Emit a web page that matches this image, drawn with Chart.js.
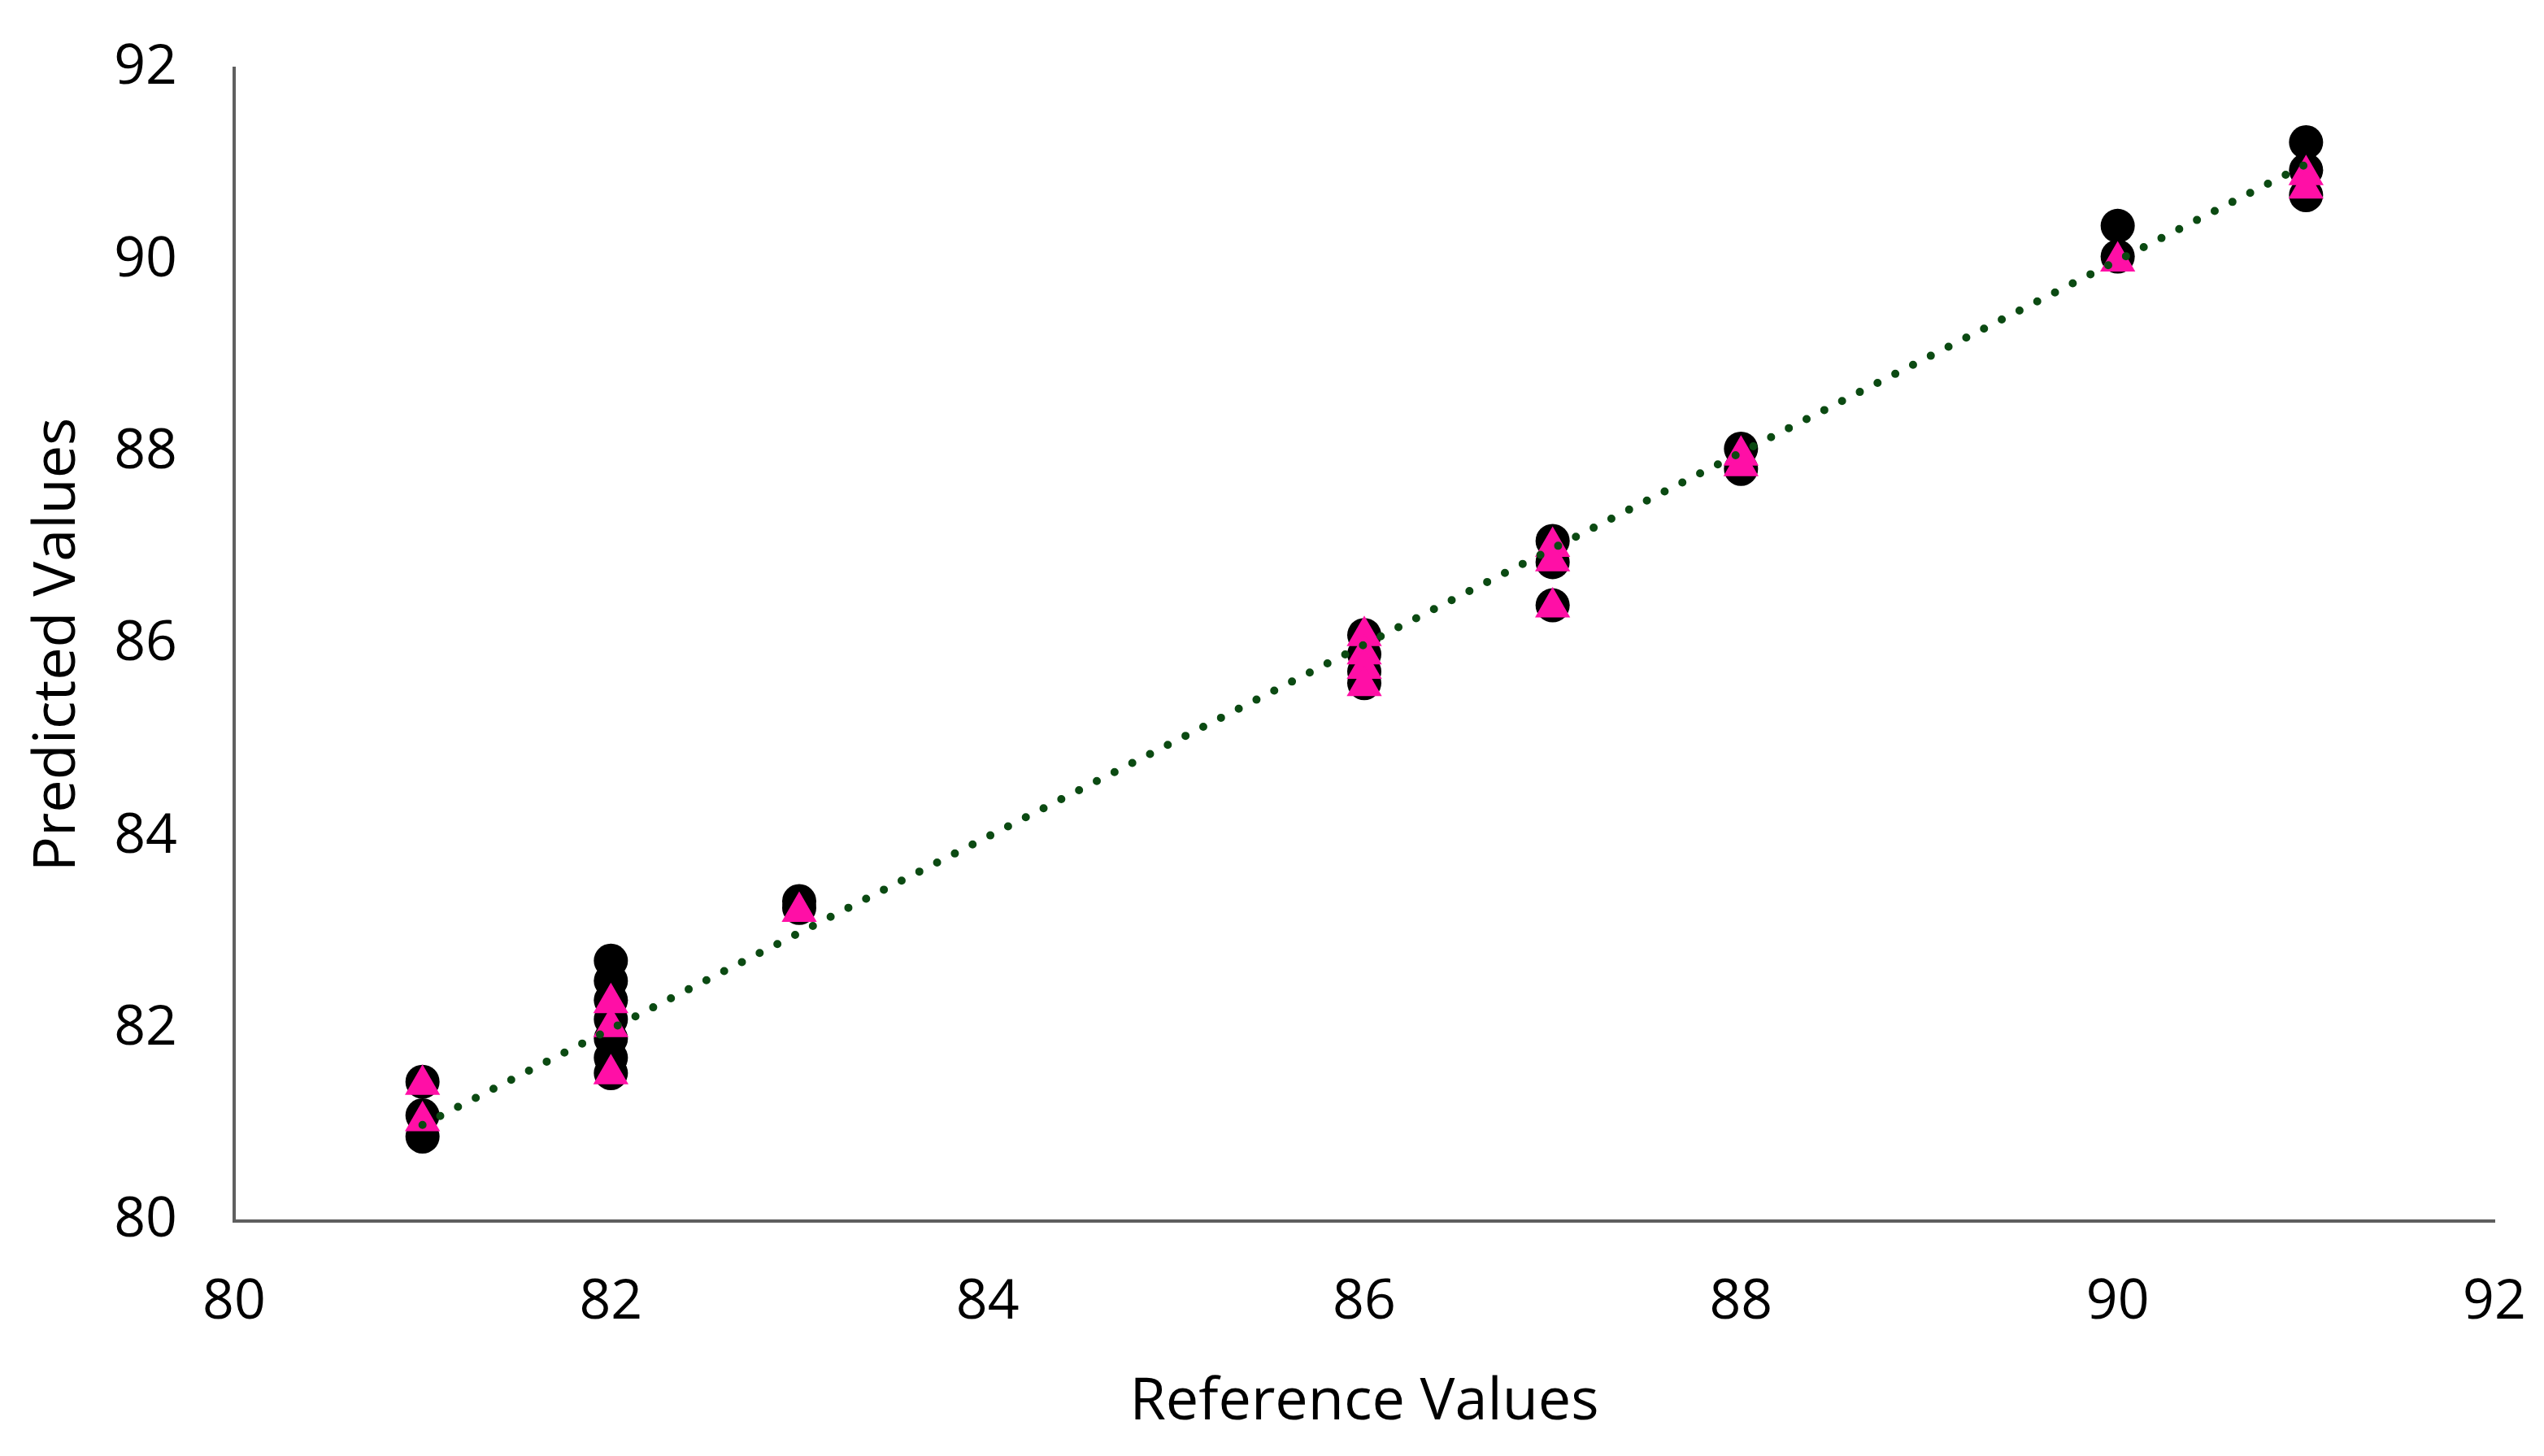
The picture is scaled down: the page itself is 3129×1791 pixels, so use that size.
<!DOCTYPE html>
<html>
<head>
<meta charset="utf-8">
<script src="https://cdn.jsdelivr.net/npm/chart.js@4/dist/chart.umd.min.js"></script>
<style>
  body { margin: 0; background: #fff; }
  #wrap { width: 3129px; height: 1791px; }
</style>
</head>
<body>
<div id="wrap"><canvas id="myChart" width="3129" height="1791"></canvas></div>
<script>
// reference (x) values and predicted values
const blackX = [81, 81, 81, 82, 82, 82, 82, 82, 82, 82, 83, 83, 86, 86, 86, 86, 87, 87, 87, 88, 88, 90, 90, 91, 91, 91];
const blackY = [81.45, 81.1, 80.88, 82.71, 82.5, 82.3, 82.1, 81.9, 81.7, 81.54, 83.33, 83.26, 86.1, 85.9, 85.72, 85.6, 87.08, 86.86, 86.41, 88.04, 87.83, 90.36, 90.04, 91.23, 90.94, 90.68];

const pinkX = [81, 81, 82, 82, 82, 83, 86, 86, 86, 86, 87, 87, 87, 88, 88, 90, 91, 91];
const pinkY = [81.42, 81.04, 82.27, 82.02, 81.53, 83.22, 86.09, 85.9, 85.75, 85.57, 87.02, 86.87, 86.39, 87.97, 87.86, 89.99, 90.89, 90.75];

const lineX = [81, 91];
const lineY = [81, 91];

const axisMin = 80;
const axisMax = 92;
const axisStep = 2;

function toPairs(x, y) {
    const data = [];
    for (let i = 0; i < x.length; i++) {
        data.push({ x: x[i], y: y[i] });
    }
    return data;
}

// keep the plot box where the reference has it
function noOverflow(scale) {
    scale.paddingTop = 0;
    scale.paddingBottom = 0;
    scale.paddingLeft = 0;
    scale.paddingRight = 0;
}

const fontName = "'Open Sans', sans-serif";

const ctx = document.getElementById('myChart');
new Chart(ctx, {
    type: 'scatter',
    data: {
        datasets: [
            {
                type: 'line',
                label: 'trend',
                data: toPairs(lineX, lineY),
                borderColor: '#0b4a12',
                borderWidth: 10,
                borderDash: [0, 24.5],
                borderCapStyle: 'round',
                pointRadius: 0,
                fill: false,
                order: 0
            },
            {
                label: 'pink',
                data: toPairs(pinkX, pinkY),
                pointStyle: 'triangle',
                pointRadius: 25,
                backgroundColor: '#ff0fa6',
                borderColor: '#ff0fa6',
                borderWidth: 0,
                order: 1
            },
            {
                label: 'black',
                data: toPairs(blackX, blackY),
                pointStyle: 'circle',
                pointRadius: 21,
                backgroundColor: '#000',
                borderColor: '#000',
                borderWidth: 0,
                order: 2
            }
        ]
    },
    options: {
        responsive: false,
        devicePixelRatio: 1,
        animation: false,
        layout: { padding: { top: 84, right: 61, left: 0, bottom: 0 } },
        plugins: {
            legend: { display: false },
            tooltip: { enabled: false }
        },
        scales: {
            x: {
                min: axisMin,
                max: axisMax,
                ticks: { stepSize: axisStep, color: '#000', padding: 60, font: { family: fontName, size: 68 } },
                grid: { display: false, drawTicks: false },
                border: { color: '#5f5f5f', width: 4 },
                title: { display: true, text: 'Reference Values', color: '#000', font: { family: fontName, size: 72 }, padding: { top: 0, bottom: 22 } },
                afterFit: function (scale) { scale.height = 289; noOverflow(scale); }
            },
            y: {
                min: axisMin,
                max: axisMax,
                ticks: { stepSize: axisStep, color: '#000', padding: 70, font: { family: fontName, size: 68 } },
                grid: { display: false, drawTicks: false },
                border: { color: '#5f5f5f', width: 4 },
                title: { display: true, text: 'Predicted Values', color: '#000', font: { family: fontName, size: 72 }, padding: { top: 28, bottom: 0 } },
                afterFit: function (scale) { scale.width = 288; noOverflow(scale); }
            }
        }
    }
});
</script>
</body>
</html>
----
→ Aim of the task:
Go through the material above and count the lines that contain "picture"; give that number alone.

→ Written solution:
1